Different Strokes: How Thailand and India Do Queerness

    by Lina Krishnan

    Pride Month in Thailand

     

    Travelling in Thailand sometime ago, I was struck by the Pride signage everywhere. In subways, malls, theatres, highways – bright rainbow colours, bands of bright diversity greet you. Thailand is also most sought-after by patients seeking gender-reassignment operations.

    Ardha-narishwar, the concept of two genders in one exists in both Thai and Indian iconography

    On the ground, though, the country still has some way to go beyond the optics. A traditional society makes it difficult outside Bangkok to be open about queer identity. Same-sex relationships are legal, but don’t enjoy many of the rights that straight citizens do. Gay men cannot be blood donors. Thai Red Cross deems this policy an avoidance of risk, rather than discriminatory practice.

    Creating pathways to a universe of acceptance

     

    Given that the Thai state has at least tried to create an ecosystem of support, though, it doesn’t seem such as an impossible thing to be queer in Thailand. In India, the big cities see some openness, and legal status has had a long battle, but in most states, the environment to live and work in safety simply doesn’t exist.

    The joys of Diversity in nature

     

    Little seems to have changed fundamentally in the twenty-five years since I met volunteers at Sakhi, a lesbian support group in Delhi, to do a story on their work.  In those days, nobody even knew the word queer; and the few men and women who had opened up were treated as the Western stereotype.

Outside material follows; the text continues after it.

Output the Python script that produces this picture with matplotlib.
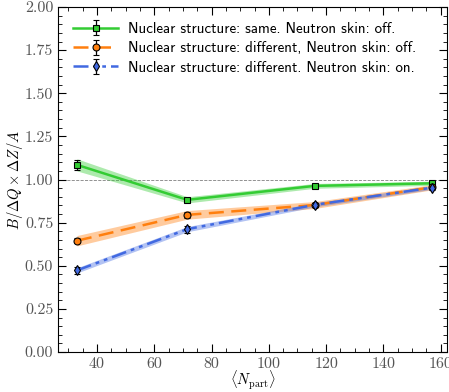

    But the overflowing mail boxes at Sakhi’s little office told another tale of rural India. Postcards, inlands, envelopes of all kinds, from what looked like every village or mofussil town in India. Women were reaching out, asking for help in many languages, mostly in Hindi. Telling their stories of being born a lesbian in a society which couldn’t or wouldn’t relate to their identity, their predicament. Bad enough to be a gay man here, but being a queer woman was downright dangerous. Many lived their identity so secretly that I was astounded by their courage in even writing to this support group.

    Sign outside an art cafe in Bangkok

    One thing united them; they were all stories of love.

    It has stayed with me; the memory of that courage, that passion. And I remembered them anew when I saw this rainbow bridge in Chiang Mai.

    Iron bridge in Chiang Mai

    Lina Krishnan is an abstract artist and writer in India. Small Places, Open Spaces is her chapbook of nature verse. Her poems can also be seen in sixteen anthologies, among them the Black Bough Poetry Winter Anthology; and three editions of the Yearbook of Indian Poetry in English.